I am looking for a better way to write this code, possibly similar to the method used in context manager based decorator syntax for a code block
Currently, for each new data frame or data frame view created, the shape is logged to track any logical errors resulting in missing data. It would be useful for any case where I am doing automated processing on data to identify where data disappears in the script if it does.
def process_data(frame):
shape = {}
shape['original'] = frame.shape
errors = frame[frame['SHIFT'].str.len() >2]
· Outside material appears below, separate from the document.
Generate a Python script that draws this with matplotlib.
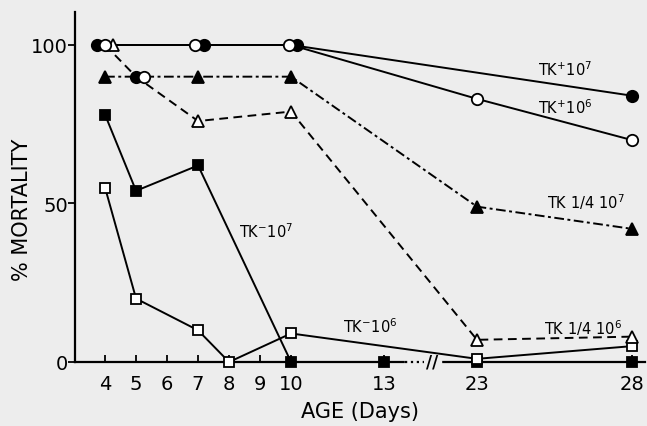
import numpy as np
import matplotlib
matplotlib.use('Agg')
import matplotlib.pyplot as plt
from matplotlib.transforms import offset_copy
from matplotlib.patches import Rectangle

# mortality (%) by age (days) for each inoculum
tkp7_days = [4, 7, 10, 28]
tkp7_mort = [100, 100, 100, 84]
tkp6_days = [4, 7, 10, 23, 28]
tkp6_mort = [100, 100, 100, 83, 70]
tkq7_days = [4, 5, 7, 10, 23, 28]
tkq7_mort = [90, 90, 90, 90, 49, 42]
tkq6_days = [4, 5, 7, 10, 23, 28]
tkq6_mort = [100, 90, 76, 79, 7, 8]
tkm7_days = [4, 5, 7, 10, 13, 23, 28]
tkm7_mort = [78, 54, 62, 0, 0, 0, 0]
tkm6_days = [4, 5, 7, 8, 10, 23, 28]
tkm6_mort = [55, 20, 10, 0, 9, 1, 5]

xticks = [4, 5, 6, 7, 8, 9, 10, 13, 23, 28]
yticks = [0, 50, 100]

BG = '#ededed'


# the day axis is broken between 13 and 23
def fwd(d):
    d = np.asarray(d, dtype=float)
    return np.where(d <= 13, d, np.where(d >= 23, d - 7, 13 + (d - 13) * 0.3))


def inv(t):
    t = np.asarray(t, dtype=float)
    return np.where(t <= 13, t, np.where(t >= 16, t + 7, 13 + (t - 13) / 0.3))


fig = plt.figure(figsize=(6.47, 4.27), dpi=100, facecolor=BG)
ax = fig.add_axes([75 / 647, 64 / 427, 570 / 647, 350 / 427])
ax.set_facecolor('none')
ax.set_xscale('function', functions=(fwd, inv))
ax.set_xlim(3.03, 28.42)
ax.set_ylim(0, 110.4)

lw = 1.4
dash = (0, (4.5, 2.8))
dashdot = (0, (5, 1.8, 1.5, 1.8))

# (days, values, marker, filled, linestyle, key)
series = [
    (tkm7_days, tkm7_mort, 's', True, '-', 'm7'),
    (tkm6_days, tkm6_mort, 's', False, '-', 'm6'),
    (tkq7_days, tkq7_mort, '^', True, dashdot, 'q7'),
    (tkq6_days, tkq6_mort, '^', False, dash, 'q6'),
    (tkp7_days, tkp7_mort, 'o', True, '-', 'p7'),
    (tkp6_days, tkp6_mort, 'o', False, '-', 'p6'),
]

# markers that sit on top of each other are pushed sideways a little (pixels)
nudge = {('p7', 4): -8, ('q6', 4): 8, ('q6', 5): 8,
         ('p6', 7): -3, ('p7', 7): 6, ('p6', 10): -2, ('p7', 10): 6}
# at day 5 the quarter-dose points are drawn as round dots
shape = {('q7', 5): 'o', ('q6', 5): 'o'}

for days, vals, mk, filled, ls, key in series:
    ax.plot(days, vals, color='black', lw=lw, ls=ls, zorder=2, clip_on=False)
for days, vals, mk, filled, ls, key in series:
    for d, v in zip(days, vals):
        m = shape.get((key, d), mk)
        ms = 6.8 if m == 's' else 8.2
        tr = offset_copy(ax.transData, fig=fig, x=nudge.get((key, d), 0), y=0, units='dots')
        ax.plot([d], [v], marker=m, ms=ms, mec='black', mew=1.3,
                mfc='black' if filled else 'white', ls='none',
                transform=tr, zorder=4, clip_on=False)

# axis break
ax.add_patch(Rectangle((15.3, -1.2), 3.8, 2.4, color=BG, zorder=5, clip_on=False))
ax.plot([15.3, 17.3], [0, 0], ls=':', lw=1.6, color='black', zorder=6, clip_on=False)
ax.text(18.2, 0, '//', ha='center', va='center', fontsize=12, fontweight='bold', zorder=7)

ax.spines['top'].set_visible(False)
ax.spines['right'].set_visible(False)
for s in ('left', 'bottom'):
    ax.spines[s].set_linewidth(1.6)

ax.set_xticks(xticks)
ax.set_xticklabels([str(t) for t in xticks])
ax.set_yticks(yticks)
ax.tick_params(axis='x', direction='in', length=5, width=1.3, pad=9, labelsize=14)
ax.tick_params(axis='y', direction='out', length=5, width=1.3, pad=0, labelsize=14)
ax.xaxis.set_minor_locator(matplotlib.ticker.NullLocator())

fs = 10.5
ax.text(25.84, 92.4, r'TK$^{+}$10$^{7}$', ha='center', va='center', fontsize=fs)
ax.text(25.84, 80.4, r'TK$^{+}$10$^{6}$', ha='center', va='center', fontsize=fs)
ax.text(26.5, 50.8, r'TK 1/4 10$^{7}$', ha='center', va='center', fontsize=fs)
ax.text(9.19, 41.3, r'TK$^{-}$10$^{7}$', ha='center', va='center', fontsize=fs)
ax.text(12.55, 11.4, r'TK$^{-}$10$^{6}$', ha='center', va='center', fontsize=fs)
ax.text(26.42, 11.0, r'TK 1/4 10$^{6}$', ha='center', va='center', fontsize=fs)

fig.text(22 / 647, 1 - 210 / 427, '% MORTALITY', rotation=90,
         ha='center', va='center', fontsize=15)
fig.text(360 / 647, 1 - 412 / 427, 'AGE (Days)', ha='center', va='center', fontsize=15)

fig.savefig('out.png', dpi=100, facecolor=BG)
shape['errors'] = errors.shape
ok = frame[frame['SHIFT'].str.len() <3]
shape['ok'] = ok.shape
merge_list = [v for v in (errors,ok) if v is not None]
healed = pd.concat(merge_list)
shape['healed'] = healed.shape
if shape['healed'][0] != shape['original'][0] or shape['healed'][1] != shape['original'][1]:
raise ValueError(f"Some data loss \n{shape}")
return healed
I would prefer to run a process with syntax similar to this.
def process_data(frame):
with shape_info:
frame = frame
errors = frame[frame['SHIFT'].str.len() >2]
ok = frame[frame['SHIFT'].str.len() <3]
merge_list = [v for v in (errors,ok) if v is not None]
healed = pd.concat(merge_list)
if shape_info.first()!=shape_info.last():
raise ValueError(f"Some data loss \n{shape_info}")
return healed
Is the context manager a good way to track this?